[Task instructions]:
Leave the pictures out and quote every line from the start of the listing to the line with "-109.9, -111.9, -113.8];", inclusive.

***** Supplied material *****

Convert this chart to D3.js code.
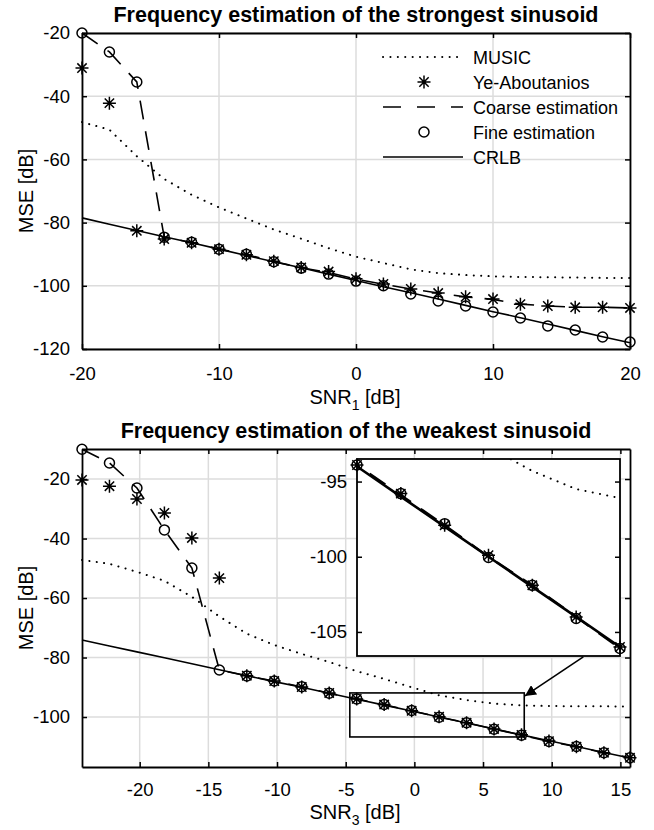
<!DOCTYPE html>
<html>
<head>
<meta charset="utf-8">
<script src="https://cdn.jsdelivr.net/npm/d3@7"></script>
<style>
body { margin: 0; background: #fff; }
text { font-family: "Liberation Sans", Arial, sans-serif; fill: #000; }
</style>
</head>
<body>
<script>
// ---- data: strongest sinusoid (SNR1)
const snr1 = [-20, -18, -16, -14, -12, -10, -8, -6, -4, -2, 0, 2, 4, 6, 8, 10, 12, 14, 16, 18, 20];
const music1 = [-48.2, -50.6, -59, -66.2, -71.2, -75.2, -78.7, -82.2, -85.1, -88.1, -90.8, -92.8, -94.8, -96, -96.6, -97, -97.2, -97.3, -97.4, -97.5, -97.5];
const ye1 = [-31.1, -42.2, -82.6, -85.2, -86.4, -88.4, -90.2, -92.2, -94.2, -95.5, -97.8, -99.4, -101, -102.3, -103.5, -104.2, -105.8, -106.4, -106.8, -106.8, -107];
const coarse1 = [-20, -26, -35.5, -84.6, -86.3, -88.4, -90.1, -92.3, -94.3, -95.8, -97.9, -99.5, -101, -102.3, -103.5, -104.3, -105.8, -106.4, -106.8, -106.8, -107];
const fine1 = [-20, -26, -35.5, -84.6, -86.2, -88.4, -90, -92.4, -94.4, -96.3, -98.5, -100, -102.6, -104.8, -106.4, -108.3, -110.2, -112.7, -114, -116.2, -117.8];
const crlb1 = [-78.5, -80.5, -82.5, -84.5, -86.4, -88.4, -90.4, -92.4, -94.3, -96.3, -98.3, -100.3, -102.2, -104.2, -106.2, -108.2, -110.1, -112.1, -114.1, -116.1, -118];

// ---- data: weakest sinusoid (SNR3)
const snr3 = [-24.2, -22.2, -20.2, -18.2, -16.2, -14.2, -12.2, -10.2, -8.2, -6.2, -4.2, -2.2, -0.2, 1.8, 3.8, 5.8, 7.8, 9.8, 11.8, 13.8, 15.7];
const music3 = [-47.2, -48.5, -51.2, -54.2, -59.6, -66.2, -72, -75.8, -78.8, -81.5, -84.6, -87.2, -90, -92.7, -94.3, -95.5, -96.1, -96.3, -96.4, -96.4, -96.5];
const ye3 = [-20.3, -22.4, -26.7, -31.4, -39.8, -53.3, -86.1, -87.9, -89.9, -91.9, -93.9, -95.8, -97.9, -99.9, -101.9, -104, -106, -108.1, -110, -112, -113.7];
const coarse3 = [-10, -14.6, -23, -37.1, -49.9, -84.2, -86.2, -87.9, -89.9, -92, -93.9, -95.9, -97.9, -100, -101.9, -104, -106.1, -108.2, -110, -112, -113.7];
const fine3 = [-10, -14.6, -23, -37.1, -49.9, -84.2, -86.2, -87.9, -89.8, -92, -93.9, -95.8, -97.8, -100.05, -101.9, -104.1, -106.1, -108.2, -109.9, -112, -113.7];
const crlb3 = [-74.1, -76.1, -78.1, -80.1, -82.1, -84.1, -86.1, -88.1, -90, -92, -94, -96, -98, -100, -102, -104, -106, -108, -109.9, -111.9, -113.8];

// ---- ticks / labels
const xTicks1 = [-20, -10, 0, 10, 20];
const yTicks1 = [-20, -40, -60, -80, -100, -120];
const xTicks3 = [-20, -15, -10, -5, 0, 5, 10, 15];
const yTicks3 = [-20, -40, -60, -80, -100];
const insetYTicks = [-95, -100, -105];
const legendNames = ["MUSIC", "Ye-Aboutanios", "Coarse estimation", "Fine estimation", "CRLB"];

const W = 654, H = 830;
const FONT = '"Liberation Sans", Arial, sans-serif';
const TICK_FS = 18.5;
const DASH = "19,12";
const DOT = "0.1,7.3";

const svg = d3.select("body").append("svg")
    .attr("width", W)
    .attr("height", H);

// asterisk marker (MATLAB style: + and x combined)
function asterisk(s) {
    const d = s * 0.72;
    return `M0,${-s}V${s}M${-s},0H${s}M${-d},${-d}L${d},${d}M${-d},${d}L${d},${-d}`;
}

function styleAxis(sel, fs) {
    sel.select(".domain").attr("stroke", "#000").attr("stroke-width", 1.8);
    sel.selectAll(".tick line").attr("stroke", "#000").attr("stroke-width", 1.5);
    sel.selectAll(".tick text").attr("font-size", fs).attr("font-family", FONT).attr("fill", "#000");
}

function drawSeries(g, x, y, xs, ser, opts) {
    const pts = xs.map((v, i) => [v, ser.vals[i]]);
    const line = d3.line().x(d => x(d[0])).y(d => y(d[1]));
    if (ser.line) {
        g.append("path")
            .datum(pts)
            .attr("d", line)
            .attr("fill", "none")
            .attr("stroke", "#000")
            .attr("stroke-width", ser.width || 1.6)
            .attr("stroke-linecap", ser.line === "dot" ? "round" : "butt")
            .attr("stroke-dasharray", ser.line === "dot" ? DOT : ser.line === "dash" ? DASH : null)
            .attr("clip-path", opts.clip || null);
    }
    const mpts = opts.filter ? pts.filter(opts.filter) : pts;
    if (ser.marker === "o") {
        g.append("g").selectAll("circle")
            .data(mpts)
            .join("circle")
            .attr("cx", d => x(d[0]))
            .attr("cy", d => y(d[1]))
            .attr("r", 5)
            .attr("fill", "none")
            .attr("stroke", "#000")
            .attr("stroke-width", 1.5);
    } else if (ser.marker === "*") {
        g.append("g").selectAll("path")
            .data(mpts)
            .join("path")
            .attr("transform", d => `translate(${x(d[0])},${y(d[1])})`)
            .attr("d", asterisk(6.5))
            .attr("fill", "none")
            .attr("stroke", "#000")
            .attr("stroke-width", 1.5);
    }
}

function panel(o) {
    const x = d3.scaleLinear().domain(o.xDomain).range([o.left, o.right]);
    const y = d3.scaleLinear().domain(o.yDomain).range([o.bottom, o.top]);
    const g = svg.append("g");

    g.append("rect")
        .attr("x", o.left).attr("y", o.top)
        .attr("width", o.right - o.left).attr("height", o.bottom - o.top)
        .attr("fill", "#fff");

    // grid
    g.append("g").selectAll("line")
        .data(o.xTicks)
        .join("line")
        .attr("x1", d => x(d)).attr("x2", d => x(d))
        .attr("y1", o.top).attr("y2", o.bottom)
        .attr("stroke", "#dcdcdc").attr("stroke-width", 1.5);
    g.append("g").selectAll("line")
        .data(o.yTicks)
        .join("line")
        .attr("x1", o.left).attr("x2", o.right)
        .attr("y1", d => y(d)).attr("y2", d => y(d))
        .attr("stroke", "#dcdcdc").attr("stroke-width", 1.5);

    // axes
    const fmt = d => String(d);
    g.append("g")
        .attr("transform", `translate(0,${o.bottom})`)
        .call(d3.axisBottom(x).tickValues(o.xTicks).tickFormat(fmt).tickSizeInner(-5).tickSizeOuter(0).tickPadding(o.xPad))
        .call(s => styleAxis(s, TICK_FS));
    g.append("g")
        .attr("transform", `translate(0,${o.top})`)
        .call(d3.axisTop(x).tickValues(o.xTicks).tickFormat("").tickSizeInner(-5).tickSizeOuter(0))
        .call(s => styleAxis(s, TICK_FS));
    g.append("g")
        .attr("transform", `translate(${o.left},0)`)
        .call(d3.axisLeft(y).tickValues(o.yTicks).tickFormat(fmt).tickSizeInner(-5).tickSizeOuter(0).tickPadding(12))
        .call(s => styleAxis(s, TICK_FS));
    g.append("g")
        .attr("transform", `translate(${o.right},0)`)
        .call(d3.axisRight(y).tickValues(o.yTicks).tickFormat("").tickSizeInner(-5).tickSizeOuter(0))
        .call(s => styleAxis(s, TICK_FS));

    // series
    o.series.forEach(s => drawSeries(g, x, y, o.xs, s, {}));

    // title
    g.append("text")
        .attr("x", (o.left + o.right) / 2)
        .attr("y", o.top - 11)
        .attr("text-anchor", "middle")
        .attr("font-size", 21.5)
        .attr("font-weight", "bold")
        .text(o.title);

    // x label with subscript
    const xl = g.append("text")
        .attr("x", (o.left + o.right) / 2 - 1)
        .attr("y", o.bottom + o.xlabelGap)
        .attr("text-anchor", "middle")
        .attr("font-size", 20);
    xl.append("tspan").text("SNR");
    xl.append("tspan").attr("font-size", 14).attr("dy", 6).text(o.sub);
    xl.append("tspan").attr("dy", -6).text(" [dB]");

    // y label
    g.append("text")
        .attr("transform", `translate(33,${(o.top + o.bottom) / 2}) rotate(-90)`)
        .attr("text-anchor", "middle")
        .attr("font-size", 20)
        .text("MSE [dB]");

    return { g, x, y };
}

function seriesSet(music, ye, coarse, fine, crlb) {
    return [
        { vals: music, line: "dot", width: 2 },
        { vals: ye, marker: "*" },
        { vals: coarse, line: "dash" },
        { vals: fine, marker: "o" },
        { vals: crlb, line: "solid" }
    ];
}

// ---- top panel
panel({
    left: 82, right: 630, top: 33, bottom: 349,
    xDomain: [-20, 20], yDomain: [-120, -20],
    xTicks: xTicks1, yTicks: yTicks1, xs: snr1,
    series: seriesSet(music1, ye1, coarse1, fine1, crlb1),
    title: "Frequency estimation of the strongest sinusoid",
    sub: "1", xlabelGap: 55, xPad: 18
});

// legend (no box)
const leg = svg.append("g");
const legY = d3.scalePoint().domain(legendNames).range([57, 157]);
const lx0 = 383, lx1 = 463, lxm = 424;
legendNames.forEach((name, i) => {
    const yy = legY(name);
    if (i === 0 || i === 2 || i === 4) {
        leg.append("line")
            .attr("x1", lx0).attr("x2", lx1).attr("y1", yy).attr("y2", yy)
            .attr("stroke", "#000")
            .attr("stroke-width", i === 0 ? 2 : 1.6)
            .attr("stroke-linecap", i === 0 ? "round" : "butt")
            .attr("stroke-dasharray", i === 0 ? DOT : i === 2 ? "18,16" : null);
    } else if (i === 1) {
        leg.append("path")
            .attr("transform", `translate(${lxm},${yy})`)
            .attr("d", asterisk(6.5))
            .attr("fill", "none").attr("stroke", "#000").attr("stroke-width", 1.5);
    } else {
        leg.append("circle")
            .attr("cx", lxm).attr("cy", yy).attr("r", 5)
            .attr("fill", "none").attr("stroke", "#000").attr("stroke-width", 1.5);
    }
    leg.append("text")
        .attr("x", 473).attr("y", yy + 6.5)
        .attr("font-size", 18)
        .text(name);
});

// ---- bottom panel
const bot = panel({
    left: 82, right: 630, top: 449, bottom: 767,
    xDomain: [-24.2, 15.7], yDomain: [-116.8, -9.9],
    xTicks: xTicks3, yTicks: yTicks3, xs: snr3,
    series: seriesSet(music3, ye3, coarse3, fine3, crlb3),
    title: "Frequency estimation of the weakest sinusoid",
    sub: "3", xlabelGap: 52, xPad: 16
});

// zoom rectangle and arrow (data coordinates of bottom panel)
const zoomBox = { x0: -4.7, x1: 8.0, y0: -106.7, y1: -91.9 };
bot.g.append("rect")
    .attr("x", bot.x(zoomBox.x0)).attr("y", bot.y(zoomBox.y1))
    .attr("width", bot.x(zoomBox.x1) - bot.x(zoomBox.x0))
    .attr("height", bot.y(zoomBox.y0) - bot.y(zoomBox.y1))
    .attr("fill", "none").attr("stroke", "#000").attr("stroke-width", 1.6);

svg.append("defs").append("marker")
    .attr("id", "arrowhead")
    .attr("viewBox", "0 0 10 10")
    .attr("refX", 10).attr("refY", 5)
    .attr("markerWidth", 11).attr("markerHeight", 11)
    .attr("markerUnits", "userSpaceOnUse")
    .attr("orient", "auto")
    .append("path").attr("d", "M0,0L10,5L0,10Z").attr("fill", "#000");

const arrowFrom = [12.3, -79.8], arrowTo = [8.05, -92.9];

// ---- inset
const inset = { left: 357, right: 620, top: 459, bottom: 656 };
const ix = d3.scaleLinear().domain([-4.2, 7.8]).range([inset.left, inset.right]);
const iy = d3.scaleLinear().domain([-106.6, -93.5]).range([inset.bottom, inset.top]);
const ig = svg.append("g");
ig.append("clipPath").attr("id", "insetClip")
    .append("rect")
    .attr("x", inset.left).attr("y", inset.top)
    .attr("width", inset.right - inset.left).attr("height", inset.bottom - inset.top);
ig.append("rect")
    .attr("x", inset.left).attr("y", inset.top)
    .attr("width", inset.right - inset.left).attr("height", inset.bottom - inset.top)
    .attr("fill", "#fff");

const inDomain = d => d[0] >= -4.21 && d[0] <= 7.81;
const insetSeries = seriesSet(music3, ye3, coarse3, fine3, crlb3);
insetSeries[2].width = 2.2;
insetSeries[4].width = 2.6;
insetSeries.forEach(s => drawSeries(ig, ix, iy, snr3, s, { clip: "url(#insetClip)", filter: inDomain }));

ig.append("rect")
    .attr("x", inset.left).attr("y", inset.top)
    .attr("width", inset.right - inset.left).attr("height", inset.bottom - inset.top)
    .attr("fill", "none").attr("stroke", "#000").attr("stroke-width", 1.8);
ig.append("g")
    .attr("transform", `translate(${inset.left},0)`)
    .call(d3.axisLeft(iy).tickValues(insetYTicks).tickFormat(d => String(d)).tickSizeInner(-5).tickSizeOuter(0).tickPadding(10))
    .call(s => styleAxis(s, TICK_FS))
    .call(s => s.select(".domain").remove());
ig.append("g")
    .attr("transform", `translate(${inset.right},0)`)
    .call(d3.axisRight(iy).tickValues(insetYTicks).tickFormat("").tickSizeInner(-5).tickSizeOuter(0))
    .call(s => styleAxis(s, TICK_FS))
    .call(s => s.select(".domain").remove());

// arrow on top
svg.append("line")
    .attr("x1", bot.x(arrowFrom[0])).attr("y1", bot.y(arrowFrom[1]))
    .attr("x2", bot.x(arrowTo[0])).attr("y2", bot.y(arrowTo[1]))
    .attr("stroke", "#000").attr("stroke-width", 1.6)
    .attr("marker-end", "url(#arrowhead)");
</script>
</body>
</html>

*****

[Solution to this exercise]:
Convert this chart to D3.js code.
<!DOCTYPE html>
<html>
<head>
<meta charset="utf-8">
<script src="https://cdn.jsdelivr.net/npm/d3@7"></script>
<style>
body { margin: 0; background: #fff; }
text { font-family: "Liberation Sans", Arial, sans-serif; fill: #000; }
</style>
</head>
<body>
<script>
// ---- data: strongest sinusoid (SNR1)
const snr1 = [-20, -18, -16, -14, -12, -10, -8, -6, -4, -2, 0, 2, 4, 6, 8, 10, 12, 14, 16, 18, 20];
const music1 = [-48.2, -50.6, -59, -66.2, -71.2, -75.2, -78.7, -82.2, -85.1, -88.1, -90.8, -92.8, -94.8, -96, -96.6, -97, -97.2, -97.3, -97.4, -97.5, -97.5];
const ye1 = [-31.1, -42.2, -82.6, -85.2, -86.4, -88.4, -90.2, -92.2, -94.2, -95.5, -97.8, -99.4, -101, -102.3, -103.5, -104.2, -105.8, -106.4, -106.8, -106.8, -107];
const coarse1 = [-20, -26, -35.5, -84.6, -86.3, -88.4, -90.1, -92.3, -94.3, -95.8, -97.9, -99.5, -101, -102.3, -103.5, -104.3, -105.8, -106.4, -106.8, -106.8, -107];
const fine1 = [-20, -26, -35.5, -84.6, -86.2, -88.4, -90, -92.4, -94.4, -96.3, -98.5, -100, -102.6, -104.8, -106.4, -108.3, -110.2, -112.7, -114, -116.2, -117.8];
const crlb1 = [-78.5, -80.5, -82.5, -84.5, -86.4, -88.4, -90.4, -92.4, -94.3, -96.3, -98.3, -100.3, -102.2, -104.2, -106.2, -108.2, -110.1, -112.1, -114.1, -116.1, -118];

// ---- data: weakest sinusoid (SNR3)
const snr3 = [-24.2, -22.2, -20.2, -18.2, -16.2, -14.2, -12.2, -10.2, -8.2, -6.2, -4.2, -2.2, -0.2, 1.8, 3.8, 5.8, 7.8, 9.8, 11.8, 13.8, 15.7];
const music3 = [-47.2, -48.5, -51.2, -54.2, -59.6, -66.2, -72, -75.8, -78.8, -81.5, -84.6, -87.2, -90, -92.7, -94.3, -95.5, -96.1, -96.3, -96.4, -96.4, -96.5];
const ye3 = [-20.3, -22.4, -26.7, -31.4, -39.8, -53.3, -86.1, -87.9, -89.9, -91.9, -93.9, -95.8, -97.9, -99.9, -101.9, -104, -106, -108.1, -110, -112, -113.7];
const coarse3 = [-10, -14.6, -23, -37.1, -49.9, -84.2, -86.2, -87.9, -89.9, -92, -93.9, -95.9, -97.9, -100, -101.9, -104, -106.1, -108.2, -110, -112, -113.7];
const fine3 = [-10, -14.6, -23, -37.1, -49.9, -84.2, -86.2, -87.9, -89.8, -92, -93.9, -95.8, -97.8, -100.05, -101.9, -104.1, -106.1, -108.2, -109.9, -112, -113.7];
const crlb3 = [-74.1, -76.1, -78.1, -80.1, -82.1, -84.1, -86.1, -88.1, -90, -92, -94, -96, -98, -100, -102, -104, -106, -108, -109.9, -111.9, -113.8];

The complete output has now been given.